Dear Commons Community,
Seventy years ago, at dawn on December 7, 1941, hundreds of Japanese warplanes laid waste to the United States Pacific Fleet. The “date which will live in infamy” was the turning point of World War II, which had been raging for more than two years. The Imperial Japanese Navy destroyed five U.S. Navy battleships, along with 188 aircraft, one minelayer, and three destroyers and inflicted over 4,000 casualties.
In today’s New York Times, there is quite an interesting op-ed piece by the historian, Ian W. Toll, which provides insight into the Japanese admiral, Isoroku Yamamoto, who planned the attack. Toll includes background on his experience including spending two years at Harvard and time as the Japanese naval attaché in Washington, D.C. While he masterminded the attack on Pearl Harbor, he also persistently warned his government not to enter into a fight with the United States.

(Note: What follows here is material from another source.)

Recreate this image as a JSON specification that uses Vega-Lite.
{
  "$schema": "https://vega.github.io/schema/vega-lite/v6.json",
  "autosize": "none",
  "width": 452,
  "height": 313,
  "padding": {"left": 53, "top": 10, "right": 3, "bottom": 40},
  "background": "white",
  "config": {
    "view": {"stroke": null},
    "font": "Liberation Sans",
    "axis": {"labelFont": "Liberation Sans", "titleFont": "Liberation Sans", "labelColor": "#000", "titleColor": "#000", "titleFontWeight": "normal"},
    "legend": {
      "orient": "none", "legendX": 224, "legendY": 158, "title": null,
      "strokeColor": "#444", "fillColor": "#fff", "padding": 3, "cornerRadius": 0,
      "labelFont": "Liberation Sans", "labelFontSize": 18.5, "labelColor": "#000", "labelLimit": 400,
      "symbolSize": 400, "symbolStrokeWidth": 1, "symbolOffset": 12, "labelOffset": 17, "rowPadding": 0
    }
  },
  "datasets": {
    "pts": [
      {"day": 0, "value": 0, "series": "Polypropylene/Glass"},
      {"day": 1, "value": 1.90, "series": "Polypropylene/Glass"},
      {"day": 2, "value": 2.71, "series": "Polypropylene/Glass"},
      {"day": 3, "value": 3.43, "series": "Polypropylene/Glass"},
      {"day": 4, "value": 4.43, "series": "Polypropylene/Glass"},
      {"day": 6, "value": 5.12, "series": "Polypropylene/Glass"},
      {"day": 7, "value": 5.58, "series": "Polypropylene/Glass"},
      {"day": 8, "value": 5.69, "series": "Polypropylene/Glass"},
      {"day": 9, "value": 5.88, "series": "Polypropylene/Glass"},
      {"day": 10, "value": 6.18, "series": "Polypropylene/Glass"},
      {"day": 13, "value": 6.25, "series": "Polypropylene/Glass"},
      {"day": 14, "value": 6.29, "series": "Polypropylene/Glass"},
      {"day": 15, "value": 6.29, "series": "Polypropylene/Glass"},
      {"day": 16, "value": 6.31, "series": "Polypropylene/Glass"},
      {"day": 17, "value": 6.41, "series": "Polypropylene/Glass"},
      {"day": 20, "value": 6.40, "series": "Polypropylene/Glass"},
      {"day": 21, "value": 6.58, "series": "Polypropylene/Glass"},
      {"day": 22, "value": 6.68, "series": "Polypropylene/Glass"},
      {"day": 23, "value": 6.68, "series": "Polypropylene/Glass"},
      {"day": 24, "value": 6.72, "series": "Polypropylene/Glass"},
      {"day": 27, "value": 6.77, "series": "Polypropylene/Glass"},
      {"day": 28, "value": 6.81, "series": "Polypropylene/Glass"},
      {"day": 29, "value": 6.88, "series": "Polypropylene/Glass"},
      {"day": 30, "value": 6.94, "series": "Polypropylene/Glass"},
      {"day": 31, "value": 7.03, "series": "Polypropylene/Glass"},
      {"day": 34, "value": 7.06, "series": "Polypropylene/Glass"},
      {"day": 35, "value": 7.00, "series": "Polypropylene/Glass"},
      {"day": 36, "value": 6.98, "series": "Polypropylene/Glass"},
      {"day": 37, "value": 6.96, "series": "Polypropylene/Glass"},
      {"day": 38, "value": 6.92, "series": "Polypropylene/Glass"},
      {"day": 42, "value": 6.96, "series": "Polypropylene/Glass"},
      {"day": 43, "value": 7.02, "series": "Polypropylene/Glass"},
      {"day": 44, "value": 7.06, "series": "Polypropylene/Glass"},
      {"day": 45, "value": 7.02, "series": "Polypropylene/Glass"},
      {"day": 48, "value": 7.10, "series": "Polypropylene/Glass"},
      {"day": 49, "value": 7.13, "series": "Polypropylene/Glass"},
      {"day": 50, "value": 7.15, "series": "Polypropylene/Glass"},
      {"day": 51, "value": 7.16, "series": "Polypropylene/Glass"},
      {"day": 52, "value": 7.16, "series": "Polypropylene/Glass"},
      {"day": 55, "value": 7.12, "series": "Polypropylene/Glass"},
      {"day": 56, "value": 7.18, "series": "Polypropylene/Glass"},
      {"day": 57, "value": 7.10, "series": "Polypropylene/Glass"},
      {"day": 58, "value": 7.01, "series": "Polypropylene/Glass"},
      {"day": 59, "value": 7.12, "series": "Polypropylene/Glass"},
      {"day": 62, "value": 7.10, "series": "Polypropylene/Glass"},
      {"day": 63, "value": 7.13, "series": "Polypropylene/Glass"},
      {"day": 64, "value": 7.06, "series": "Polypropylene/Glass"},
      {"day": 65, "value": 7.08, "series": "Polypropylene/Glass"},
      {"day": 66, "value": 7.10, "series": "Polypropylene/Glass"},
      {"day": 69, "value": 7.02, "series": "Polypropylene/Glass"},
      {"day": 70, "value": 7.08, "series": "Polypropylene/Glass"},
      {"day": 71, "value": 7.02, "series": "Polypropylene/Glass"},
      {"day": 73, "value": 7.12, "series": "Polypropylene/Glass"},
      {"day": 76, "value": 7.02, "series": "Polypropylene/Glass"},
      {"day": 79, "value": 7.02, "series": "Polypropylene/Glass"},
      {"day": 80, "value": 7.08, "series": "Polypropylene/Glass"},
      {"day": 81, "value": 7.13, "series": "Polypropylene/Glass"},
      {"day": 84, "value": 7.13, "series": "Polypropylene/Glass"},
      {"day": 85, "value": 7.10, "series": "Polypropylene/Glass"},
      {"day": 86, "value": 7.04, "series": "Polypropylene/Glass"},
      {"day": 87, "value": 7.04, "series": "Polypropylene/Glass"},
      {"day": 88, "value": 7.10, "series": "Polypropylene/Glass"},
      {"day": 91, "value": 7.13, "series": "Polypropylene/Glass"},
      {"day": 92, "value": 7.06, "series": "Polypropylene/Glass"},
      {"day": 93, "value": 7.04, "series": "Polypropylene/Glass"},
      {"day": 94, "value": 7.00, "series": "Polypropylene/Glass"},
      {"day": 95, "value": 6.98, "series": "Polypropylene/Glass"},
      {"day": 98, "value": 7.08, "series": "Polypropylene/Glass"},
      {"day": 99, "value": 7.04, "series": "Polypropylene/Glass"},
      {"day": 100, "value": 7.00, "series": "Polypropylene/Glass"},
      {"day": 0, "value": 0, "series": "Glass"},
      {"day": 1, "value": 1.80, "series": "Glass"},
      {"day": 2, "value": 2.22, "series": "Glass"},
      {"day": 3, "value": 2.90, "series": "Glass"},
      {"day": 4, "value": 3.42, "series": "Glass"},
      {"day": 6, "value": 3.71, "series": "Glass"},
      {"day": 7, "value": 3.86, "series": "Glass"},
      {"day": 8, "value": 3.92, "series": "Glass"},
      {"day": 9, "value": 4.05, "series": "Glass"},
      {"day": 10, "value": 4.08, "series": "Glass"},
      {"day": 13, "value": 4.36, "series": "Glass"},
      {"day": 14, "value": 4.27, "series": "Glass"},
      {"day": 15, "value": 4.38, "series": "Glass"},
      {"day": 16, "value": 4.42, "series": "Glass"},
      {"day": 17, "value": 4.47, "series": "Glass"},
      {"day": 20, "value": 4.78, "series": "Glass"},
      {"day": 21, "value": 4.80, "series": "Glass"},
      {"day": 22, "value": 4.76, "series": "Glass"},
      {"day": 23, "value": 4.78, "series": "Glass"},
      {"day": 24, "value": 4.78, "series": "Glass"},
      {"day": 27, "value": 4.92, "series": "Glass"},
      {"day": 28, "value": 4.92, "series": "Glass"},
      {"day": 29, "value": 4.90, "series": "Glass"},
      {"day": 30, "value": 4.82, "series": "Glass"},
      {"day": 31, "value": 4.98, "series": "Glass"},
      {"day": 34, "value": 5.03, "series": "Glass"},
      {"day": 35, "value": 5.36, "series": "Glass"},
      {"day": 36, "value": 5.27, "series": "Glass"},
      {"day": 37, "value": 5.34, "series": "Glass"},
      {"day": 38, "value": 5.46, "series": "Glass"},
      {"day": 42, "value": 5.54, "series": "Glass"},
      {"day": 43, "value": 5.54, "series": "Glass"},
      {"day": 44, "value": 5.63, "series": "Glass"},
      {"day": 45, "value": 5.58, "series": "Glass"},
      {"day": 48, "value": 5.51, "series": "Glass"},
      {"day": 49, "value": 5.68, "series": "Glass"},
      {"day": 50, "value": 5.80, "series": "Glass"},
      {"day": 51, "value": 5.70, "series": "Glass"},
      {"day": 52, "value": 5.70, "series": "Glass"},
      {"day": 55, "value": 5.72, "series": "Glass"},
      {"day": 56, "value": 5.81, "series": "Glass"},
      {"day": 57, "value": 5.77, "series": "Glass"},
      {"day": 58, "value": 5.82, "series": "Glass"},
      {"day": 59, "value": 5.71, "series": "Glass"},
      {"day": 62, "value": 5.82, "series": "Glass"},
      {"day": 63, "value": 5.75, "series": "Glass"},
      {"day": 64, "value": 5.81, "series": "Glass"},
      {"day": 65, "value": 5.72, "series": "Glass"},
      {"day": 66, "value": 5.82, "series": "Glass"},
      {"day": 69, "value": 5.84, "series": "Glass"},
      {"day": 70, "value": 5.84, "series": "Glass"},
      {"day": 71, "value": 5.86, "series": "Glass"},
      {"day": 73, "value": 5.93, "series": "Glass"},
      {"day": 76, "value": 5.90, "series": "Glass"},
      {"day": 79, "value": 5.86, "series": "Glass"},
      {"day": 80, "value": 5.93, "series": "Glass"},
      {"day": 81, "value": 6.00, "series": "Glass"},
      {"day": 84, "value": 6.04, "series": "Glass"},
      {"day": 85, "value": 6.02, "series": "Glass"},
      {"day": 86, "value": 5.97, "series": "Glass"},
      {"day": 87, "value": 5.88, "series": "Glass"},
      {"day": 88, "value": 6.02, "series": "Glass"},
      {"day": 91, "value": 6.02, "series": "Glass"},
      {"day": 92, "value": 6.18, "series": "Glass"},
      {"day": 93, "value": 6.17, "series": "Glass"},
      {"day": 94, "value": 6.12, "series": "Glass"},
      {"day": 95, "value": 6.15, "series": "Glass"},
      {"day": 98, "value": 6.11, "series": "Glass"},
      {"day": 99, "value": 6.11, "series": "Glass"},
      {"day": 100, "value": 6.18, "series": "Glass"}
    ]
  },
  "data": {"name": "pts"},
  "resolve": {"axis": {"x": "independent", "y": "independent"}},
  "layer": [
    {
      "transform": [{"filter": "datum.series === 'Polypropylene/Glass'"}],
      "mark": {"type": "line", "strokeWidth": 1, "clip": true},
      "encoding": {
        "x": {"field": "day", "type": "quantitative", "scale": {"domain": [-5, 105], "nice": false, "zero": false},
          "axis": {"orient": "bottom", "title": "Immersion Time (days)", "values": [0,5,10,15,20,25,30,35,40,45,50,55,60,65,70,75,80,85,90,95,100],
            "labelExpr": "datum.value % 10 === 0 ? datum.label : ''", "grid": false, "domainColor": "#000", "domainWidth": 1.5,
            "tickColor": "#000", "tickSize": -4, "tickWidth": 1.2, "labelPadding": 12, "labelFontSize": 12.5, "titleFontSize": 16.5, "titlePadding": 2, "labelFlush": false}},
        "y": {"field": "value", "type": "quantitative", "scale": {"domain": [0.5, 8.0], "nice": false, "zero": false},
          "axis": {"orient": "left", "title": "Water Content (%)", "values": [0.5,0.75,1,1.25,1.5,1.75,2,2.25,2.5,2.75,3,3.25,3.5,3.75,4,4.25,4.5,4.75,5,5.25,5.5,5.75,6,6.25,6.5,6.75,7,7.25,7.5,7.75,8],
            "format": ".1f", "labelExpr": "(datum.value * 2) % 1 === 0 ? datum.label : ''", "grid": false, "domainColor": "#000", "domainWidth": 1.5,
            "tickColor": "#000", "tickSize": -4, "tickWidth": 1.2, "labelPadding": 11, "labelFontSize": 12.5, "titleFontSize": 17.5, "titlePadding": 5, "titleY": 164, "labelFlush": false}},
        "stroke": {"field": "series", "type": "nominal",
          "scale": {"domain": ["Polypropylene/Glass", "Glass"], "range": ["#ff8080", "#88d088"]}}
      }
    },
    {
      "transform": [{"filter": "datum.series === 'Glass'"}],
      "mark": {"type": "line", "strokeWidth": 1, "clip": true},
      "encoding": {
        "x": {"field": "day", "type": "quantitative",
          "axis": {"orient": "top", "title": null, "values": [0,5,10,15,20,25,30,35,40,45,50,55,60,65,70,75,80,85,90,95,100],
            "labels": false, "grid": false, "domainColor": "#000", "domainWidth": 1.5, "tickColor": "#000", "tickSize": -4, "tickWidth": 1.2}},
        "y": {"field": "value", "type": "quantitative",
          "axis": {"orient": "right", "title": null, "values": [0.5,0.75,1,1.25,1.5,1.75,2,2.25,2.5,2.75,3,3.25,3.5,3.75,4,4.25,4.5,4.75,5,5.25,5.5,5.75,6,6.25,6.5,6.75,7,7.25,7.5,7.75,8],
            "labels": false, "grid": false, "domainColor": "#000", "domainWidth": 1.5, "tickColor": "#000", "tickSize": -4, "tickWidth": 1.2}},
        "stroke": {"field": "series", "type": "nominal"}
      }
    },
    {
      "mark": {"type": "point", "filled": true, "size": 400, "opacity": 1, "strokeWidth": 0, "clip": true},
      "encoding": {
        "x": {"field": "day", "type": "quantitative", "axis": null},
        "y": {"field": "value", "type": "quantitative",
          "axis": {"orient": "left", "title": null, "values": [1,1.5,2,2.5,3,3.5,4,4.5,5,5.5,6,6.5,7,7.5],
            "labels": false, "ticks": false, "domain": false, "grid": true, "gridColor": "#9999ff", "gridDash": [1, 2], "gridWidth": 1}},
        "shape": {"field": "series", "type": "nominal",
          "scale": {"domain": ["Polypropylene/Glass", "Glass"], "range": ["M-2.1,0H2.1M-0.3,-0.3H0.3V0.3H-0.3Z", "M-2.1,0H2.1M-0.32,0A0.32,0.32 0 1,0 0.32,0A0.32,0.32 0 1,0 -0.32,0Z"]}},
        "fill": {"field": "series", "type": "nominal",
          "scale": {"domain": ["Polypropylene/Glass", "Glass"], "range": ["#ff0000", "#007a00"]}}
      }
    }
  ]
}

“Adm. Isoroku Yamamoto foresaw that the struggle would become a prolonged war of attrition that Japan could not hope to win. For a year or so, he said, Japan might overrun locally weak Allied forces — but after that, its war economy would stagger and its densely built wood-and-paper cities would suffer ruinous air raids. Against such odds, Yamamoto could “see little hope of success in any ordinary strategy.” His Pearl Harbor operation, he confessed, was “conceived in desperation.” It would be an all-or-nothing gambit, a throw of the dice: “We should do our best to decide the fate of the war on the very first day.”
Toll concludes:
“He [Yamamoto]was one of the few Japanese leaders of his generation who found the moral courage to tell the truth — that waging war against the United States would invite a national catastrophe.”